JAMES WELKER, Judge. Reversed.

Before Vergeront, P.J., Lundsten and Blanchard, JJ.

¶1 LUNDSTEN, J. This appeal involves a foreclosure action initiated
by Aurora Loan Services against David and Nancy Carlsen. Following a court
trial, the circuit court granted judgment of foreclosure in favor of Aurora, finding
that Aurora is the holder of the note and owner of the mortgage and that the
Carlsens were in default. We conclude that the circuit court’s finding that Aurora
was the holder of the note, a finding essential to the judgment, is not supported by
admissible evidence. We therefore reverse the judgment.


¶2 Aurora Loan Services brought a foreclosure suit against David and
Nancy Carlsen, alleging that Aurora was the holder of a note and owner of a
mortgage signed by the Carlsens encumbering the Carlsens’ property. The
Carlsens denied several allegations in the complaint and, especially pertinent here,
denied that Aurora was the holder of the note. Aurora moved for summary
judgment, but that motion was denied.

¶3 A trial to the court was held on June 9, 2010. Aurora called one of
its employees, Kelly Conner, as its only witness. Aurora attempted to elicit
testimony from Conner establishing a foundation for the admission of several
documents purportedly showing that Aurora was the holder of a note that
obligated the Carlsens to make payments and that the Carlsens were in default. It
is sufficient here to say that the Carlsens’ attorney repeatedly objected to questions
and answers based on a lack of personal knowledge and lack of foundation, and
that the circuit court, for the most part, sustained the objections. Aurora’s counsel
did not move for admission of any of the documents into evidence. After the
evidentiary portion of the trial, and after hearing argument, the circuit court made
findings of fact and entered a foreclosure judgment in favor of Aurora. The
Carlsens appeal. Additional facts will be presented below as necessary.


¶4 It is undisputed that, at the foreclosure trial, Aurora had the burden
of proving, among other things, that Aurora was the current “holder” of a note
obligating the Carlsens to make payments to Aurora. Because Aurora was not the
original note holder, Aurora needed to prove that it was the current holder, which
meant proving that it had been assigned the note. There appear to be other failures
of proof, but in this opinion we focus our attention solely on whether Aurora
presented evidence supporting the circuit court’s findings that “the business
records of Aurora Loan Services show … a chain of assignment of that … note”
and that “Aurora is the holder of the note.”

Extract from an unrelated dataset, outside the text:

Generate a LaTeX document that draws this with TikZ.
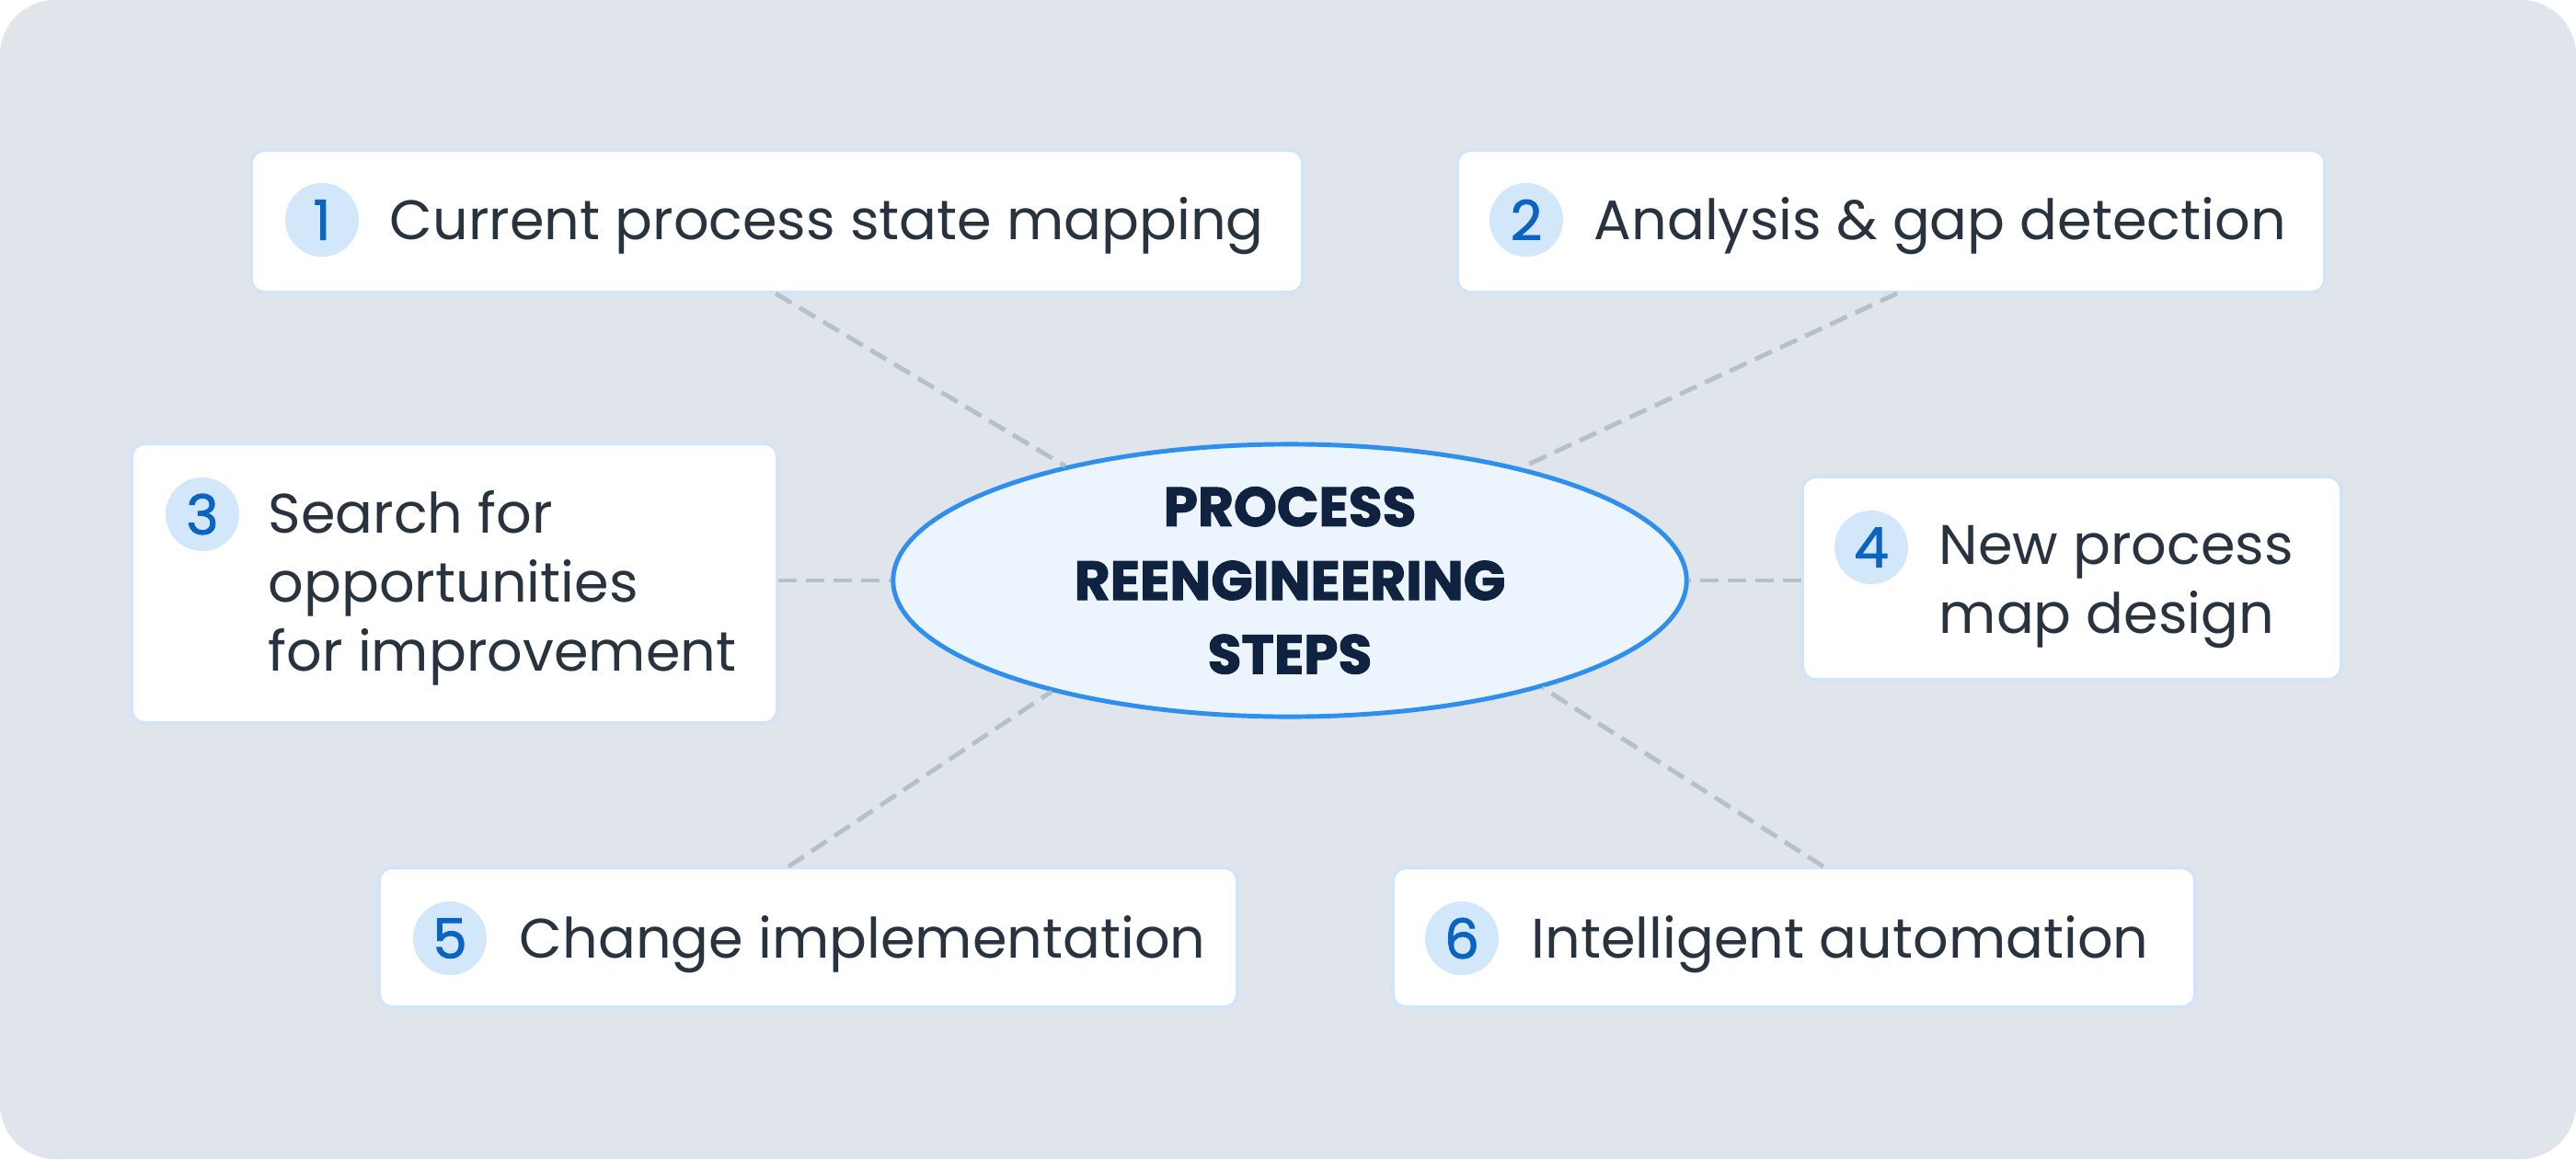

¶5 As to assignment of the note, the Carlsens’ argument is simple: the
circuit court’s findings are clearly erroneous because there was no admissible
evidence supporting a finding that Aurora had been assigned the note. The
Carlsens contend that, during the evidentiary portion of the trial, the circuit court
properly sustained objections to Aurora’s assignment evidence, but the court then
appears to have relied on mere argument of Aurora’s counsel to make factual
findings on that topic. We agree.

¶6 We focus our attention on a document purporting to be an
assignment of the note and mortgage from Mortgage Electronic Registration
Systems to Aurora. At trial, this document was marked as Exhibit D. Although
Aurora’s counsel seemed to suggest at one point that certain documents, perhaps
including Exhibit D, were certified, the circuit court determined that the
documents were not certified. Under WIS. STAT. § 889.17,1 certified copies of
certain documents are admissible in evidence based on the certification alone.
Aurora does not contend that Exhibit D is admissible on this basis.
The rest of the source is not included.